Der 22-jährige Angeklagte J.W. sagte aus, dass er mit einigen Jungen und Mädchen der anderen Gruppe zunächst am Feuerwehrgerätehaus gesessen habe. Dann seien einige aus seiner Gruppe in die Albert-Schweitzer-Straße gegangen, wo sie mit den anderen Jugendlichen in Streit geraten seien. Den Beginn habe er gar nicht mitbekommen. Er sei erst dazu gekommen, als der Angeklagte J.S. bereits am Boden lag. „Plötzlich habe ich von hinten einen Schlag auf den Kopf gekriegt.“ Worauf er eine Rangelei mit der 19-Jährigen Angeklagten S.J. gehabt habe.
Verfahren gegen die Angeklagten werden abgetrennt
Was zunächst nach einer langwierigen Verhandlung aussah, wurde von der erstaunlich gelassenen Richterin schließlich überraschend kurz und ohne Vernehmung weiterer Zeugen zu Ende gebracht.
Das Verfahren gegen J.W. (22 J.) wurde eingestellt, da dieser nach übereinstimmender Ansicht des Gerichts und der Staatsanwaltschaft „sicher nur einen sehr kleinen Anteil am Geschehen“ gehabt habe, so die Richterin.

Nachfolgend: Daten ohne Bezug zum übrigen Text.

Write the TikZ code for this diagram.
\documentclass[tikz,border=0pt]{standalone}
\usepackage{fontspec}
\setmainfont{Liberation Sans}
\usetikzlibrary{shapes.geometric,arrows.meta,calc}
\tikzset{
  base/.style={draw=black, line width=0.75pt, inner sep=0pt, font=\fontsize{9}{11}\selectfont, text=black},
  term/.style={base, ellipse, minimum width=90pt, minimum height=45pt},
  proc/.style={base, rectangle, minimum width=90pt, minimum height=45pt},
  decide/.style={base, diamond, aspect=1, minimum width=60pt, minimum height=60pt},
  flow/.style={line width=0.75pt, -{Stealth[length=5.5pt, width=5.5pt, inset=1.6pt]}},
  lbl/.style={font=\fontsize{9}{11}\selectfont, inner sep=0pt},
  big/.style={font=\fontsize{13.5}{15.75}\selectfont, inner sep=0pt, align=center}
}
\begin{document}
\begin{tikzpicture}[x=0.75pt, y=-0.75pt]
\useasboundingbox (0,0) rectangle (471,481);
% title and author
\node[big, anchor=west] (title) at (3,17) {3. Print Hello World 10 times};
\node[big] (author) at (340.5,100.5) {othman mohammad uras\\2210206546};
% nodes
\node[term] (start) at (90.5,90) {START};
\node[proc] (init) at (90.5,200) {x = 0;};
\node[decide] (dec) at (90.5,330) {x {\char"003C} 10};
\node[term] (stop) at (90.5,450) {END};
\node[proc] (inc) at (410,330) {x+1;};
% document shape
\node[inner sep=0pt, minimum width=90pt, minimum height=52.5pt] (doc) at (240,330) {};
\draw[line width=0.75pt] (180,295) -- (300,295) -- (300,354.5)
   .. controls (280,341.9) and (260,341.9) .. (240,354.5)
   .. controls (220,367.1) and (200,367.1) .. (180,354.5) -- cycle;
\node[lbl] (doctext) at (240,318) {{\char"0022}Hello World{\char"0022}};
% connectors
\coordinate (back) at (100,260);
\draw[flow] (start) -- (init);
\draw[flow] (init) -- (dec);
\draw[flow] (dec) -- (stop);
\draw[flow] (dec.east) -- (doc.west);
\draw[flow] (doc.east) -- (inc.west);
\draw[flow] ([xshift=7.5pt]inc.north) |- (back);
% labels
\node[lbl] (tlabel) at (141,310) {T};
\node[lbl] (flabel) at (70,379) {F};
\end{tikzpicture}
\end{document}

Das Verfahren gegen den 19-jährigen J.S. wurde ebenfalls eingestellt, da J.S. wegen einer noch schwerer wiegenden Straftat bereits zu drei Jahren Haft verurteilt worden ist.
Das Verfahren gegen die Langschläferin und dritte Angeklagte aus Dortmund wurde ebenfalls abgetrennt. Es wird jedoch nicht eingestellt, sondern mit zwei weiteren Strafverfahren zusammengefasst, die gegen die 19-Jährige in Dortmund anhängig sind, und neu verhandelt.
Erneute Schlägerei nach Derby zwischen Schalke und Dortmund
Der vierte Angeklagte, der 19-jährige D.B. aus Holzwickede, wurde zu einer Geldstrafe von 500 Euro wegen gefährlicher Körperverletzung verurteilt, die an den Förderkreis zur Resozialisierung Unna/Kamen gehen. Mit berücksichtigt wurde bei diesem Urteil vom Jugendschöffengericht eine weitere gefährliche Körperverletzung, die der Holzwickeder nur drei Monate nach der Schlägerei in Holzwickede auf dem Heimweg nach dem Derby BVB gegen Schalke begangen hatte. Erstaunliche Duplizität der Ereignisse: Auch in diesem Fall hatte der stark alkoholisierte 19-Jährige einem Freund helfen wollen, der von gegnerischen Fans angegriffenen wurde. Und wieder trat er in der folgenden Prügelei seinem bereits wehrlos am Boden liegenden Gegner mit voller Wucht gegen den Kopf. Nur mit Mühe konnten ihn Zeugen damals dazu bringen, von seinem schon wehrlosen Opfer abzulassen.
Die Richterin machte deutlich, dass der 19-Jährige nur deshalb heute so glimpflich mit einer Geldstrafe davongekommen ist, weil seit den beiden Straftaten eine relativ lange Zeit vergangen ist, in der sich der Angeklagte nichts weiter zuschulden kommen lassen hat. Erzieherische Maßnahmen nach so langem zeitlichem Abstand erschienen der Richterin wenig sinnvoll. Zumal der 19-Jährige inzwischen auch erfolgreich eine Ausbildung absolviert. Allerdings empfahl die Richterin dem Holzwickeder dringend, seine Aggressionen in den Griff zu kriegen. Einzugreifen, um jemandem zu helfen, sei grundsätzlich richtig. Aber man dürfe dabei nicht vom Helfer zum Täter werden, wie es D.B. zweimal passiert sei. „Ein Tritt gegen den Kopf kann fürchterliche Folgen haben“, warnte die Richterin. Für das Opfer natürlich, aber auch für den Täter.
Die Kosten der Verfahren trägt jeweils die Staatskasse.